Re: IP6 addresses in my routing table



Moe Trin <ibuprofin@xxxxxxxxxxxxxxxxxxxxxx> wrote:
On Sun, 21 Jan 2007, in the Usenet newsgroup comp.unix.bsd.openbsd.misc, in
article <R9qdnQtThsa-HC7YnZ2dnUVZ_vfinZ2d@xxxxxxxxxxx>, dave wrote:

I apologise for the top post. The 6-byte addresses are now showing up in
the routing table for my second computer. The routing table shown below
is for my second computer, not the computer connected directly to the
internet. Talk about creeping crud!

192.168.5.1 00:00:24:c3:4c:c3 UHLc 1 0 - nfe0
^^^^^^^^^^^^^^^^^

You mean that? This entry merely means that the kernel knows how to
reach this computer which has that MAC address on this interface.

[compton ~]$ etherwhois 00:00:24
00-00-24 (hex) CONNECT AS
000024 (base 16) CONNECT AS
HOERKAER 7-9
DK 2730 HERLEV
DENMARK
DENMARK
[compton ~]$

You need to know that on the local segment, traffic is routed using
MAC addresses because this is how Ethernet works.
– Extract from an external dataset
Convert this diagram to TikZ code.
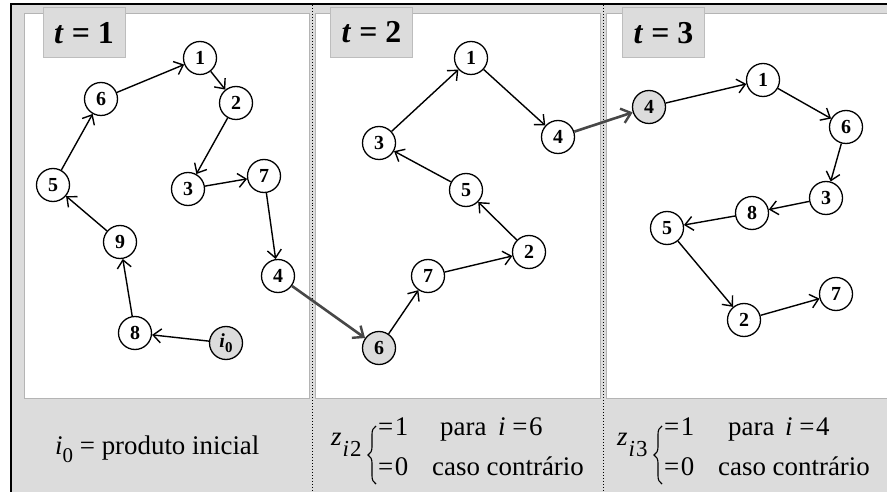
\documentclass[tikz,border=0pt]{standalone}
\usepackage{fontspec}
\setmainfont{Liberation Serif}
\usetikzlibrary{arrows.meta,decorations.pathreplacing}
\definecolor{lightg}{HTML}{DCDCDC}
\definecolor{boxb}{HTML}{BDBDBD}
\definecolor{panelb}{HTML}{B4B4B4}
\definecolor{darkg}{HTML}{474747}
\newcommand{\lowsub}[3]{\raisebox{-#1}{\fontsize{#2}{#2}\selectfont #3}}
\begin{document}
\begin{tikzpicture}[x=1bp,y=-1bp,
  nd/.style={circle,draw,line width=1.3bp,minimum size=33bp,inner sep=0pt,
    font=\fontsize{20}{20}\selectfont\bfseries,fill=white},
  hl/.style={nd,fill=lightg},
  ar/.style={-{Straight Barb[length=8bp,width=14bp,line width=1.4bp]},line width=1.4bp},
  gar/.style={-{Straight Barb[length=9bp,width=15bp,line width=2.4bp]},line width=2.6bp,draw=darkg},
  lbl/.style={draw=boxb,fill=lightg,line width=1bp,minimum width=82bp,minimum height=50bp,
    inner sep=0pt,font=\fontsize{32}{32}\selectfont\bfseries},
  txt/.style={font=\fontsize{27}{30}\selectfont,anchor=base west,inner sep=0pt},
  brc/.style={decorate,decoration={brace,amplitude=8bp},line width=1.1bp},
  pnl/.style={draw=panelb,fill=white,line width=1bp},
  divl/.style={dotted,line width=1bp}
]
\path[use as bounding box] (0,0) rectangle (887,492);
% frame
\fill[lightg] (11,4) rectangle (887,492);
\draw[line width=1.6bp] (11,492) -- (11,4) -- (887,4);
\draw[pnl] (24,14) rectangle (309,398);
\draw[pnl] (315,14) rectangle (600,398);
\draw[pnl] (606,14) rectangle (897,398);
\draw[divl] (312,5) -- (312,492);
\draw[divl] (603,5) -- (603,492);
% titles
\node[lbl] (t1) at (84,33) {\textit{t} = 1};
\node[lbl] (t2) at (371.5,32.5) {\textit{t} = 2};
\node[lbl] (t3) at (663.5,33) {\textit{t} = 3};
% panel 1
\node[nd] (a1) at (200,58) {1};
\node[nd] (a2) at (236,103) {2};
\node[nd] (a6) at (101,99) {6};
\node[nd] (a5) at (53,185) {5};
\node[nd] (a3) at (188,189) {3};
\node[nd] (a7) at (264,176) {7};
\node[nd] (a9) at (120,242) {9};
\node[nd] (a4) at (278,276) {4};
\node[nd] (a8) at (135,333) {8};
\node[hl] (a0) at (226,343) {\textit{i}\lowsub{5bp}{15}{0}};
% panel 2
\node[nd] (b1) at (471,58) {1};
\node[nd] (b4) at (558,137) {4};
\node[nd] (b3) at (379,143) {3};
\node[nd] (b5) at (466,190) {5};
\node[nd] (b2) at (529,252) {2};
\node[nd] (b7) at (428,276) {7};
\node[hl] (b6) at (379,348) {6};
% panel 3
\node[hl] (c4) at (649,107) {4};
\node[nd] (c1) at (763,80) {1};
\node[nd] (c6) at (846,127) {6};
\node[nd] (c3) at (826,198) {3};
\node[nd] (c8) at (752,213) {8};
\node[nd] (c5) at (667,228) {5};
\node[nd] (c2) at (744,320) {2};
\node[nd] (c7) at (836,294) {7};
% edges panel 1
\draw[ar] (a0) -- (a8);
\draw[ar] (a8) -- (a9);
\draw[ar] (a9) -- (a5);
\draw[ar] (a5) -- (a6);
\draw[ar] (a6) -- (a1);
\draw[ar] (a1) -- (a2);
\draw[ar] (a2) -- (a3);
\draw[ar] (a3) -- (a7);
\draw[ar] (a7) -- (a4);
% edges panel 2
\draw[ar] (b6) -- (b7);
\draw[ar] (b7) -- (b2);
\draw[ar] (b2) -- (b5);
\draw[ar] (b5) -- (b3);
\draw[ar] (b3) -- (b1);
\draw[ar] (b1) -- (b4);
% edges panel 3
\draw[ar] (c4) -- (c1);
\draw[ar] (c1) -- (c6);
\draw[ar] (c6) -- (c3);
\draw[ar] (c3) -- (c8);
\draw[ar] (c8) -- (c5);
\draw[ar] (c5) -- (c2);
\draw[ar] (c2) -- (c7);
% transitions
\draw[gar] (a4) -- (b6);
\draw[gar] (b4) -- (c4);
% bottom texts
\node[txt] (l1) at (55,454) {\textit{i}\lowsub{8bp}{21}{0} = produto inicial};
% panel 2 bottom
\node[txt] (z2) at (331,445) {\textit{z}\kern1bp\lowsub{11bp}{23}{\textit{i}\kern1bp2}};
\coordinate (br2a) at (376,484);
\coordinate (br2b) at (376,426);
\draw[brc] (br2a) -- (br2b);
\node[txt] (e21) at (378,435) {=\kern1.5bp1};
\node[txt] (p2) at (440,435) {para};
\node[txt] (i2) at (498,435) {\textit{i} =\kern1.5bp6};
\node[txt] (e20) at (378,475) {=\kern1.5bp0};
\node[txt] (k2) at (432,475) {caso contrário};
% panel 3 bottom
\node[txt] (z3) at (617,445) {\textit{z}\kern1bp\lowsub{11bp}{23}{\textit{i}\kern1bp3}};
\coordinate (br3a) at (662,484);
\coordinate (br3b) at (662,426);
\draw[brc] (br3a) -- (br3b);
\node[txt] (e31) at (664,435) {=\kern1.5bp1};
\node[txt] (p3) at (728,435) {para};
\node[txt] (i3) at (785,435) {\textit{i} =\kern1.5bp4};
\node[txt] (e30) at (664,475) {=\kern1.5bp0};
\node[txt] (k3) at (718,475) {caso contrário};
\end{tikzpicture}
\end{document}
Ethernet knows nothing
about IP addresses - simply because IP is only one of over 180 network
protocols that can be carried in Ethernet frames. IPv6 is another
protocol - coded differently from IPv4. When your application wants to
send something, the kernel looks at the routing table to see if the IP
address is local - if it is, it looks up the MAC address, and sticks that
on the front of the Ethernet packet. If the packet is going off the local
network - say to www.yahoo.com or something, the kernel sticks the MAC
address of the gateway onto the Ethernet packet and sends it to that
gateway on this wire - even though the IP packet that is _within_ this
packet has the IP address of www.yahoo.com or whoever you are sending it
to.

Now THIS is interesting! How does the mac address for a computer in
Denmark get inserted into my routing table? And why is it associated
with the gateway from this computer to my other computer which has the
internet connection? What is the effect of this mac address in the
routing gateway field on traffic between my two computers?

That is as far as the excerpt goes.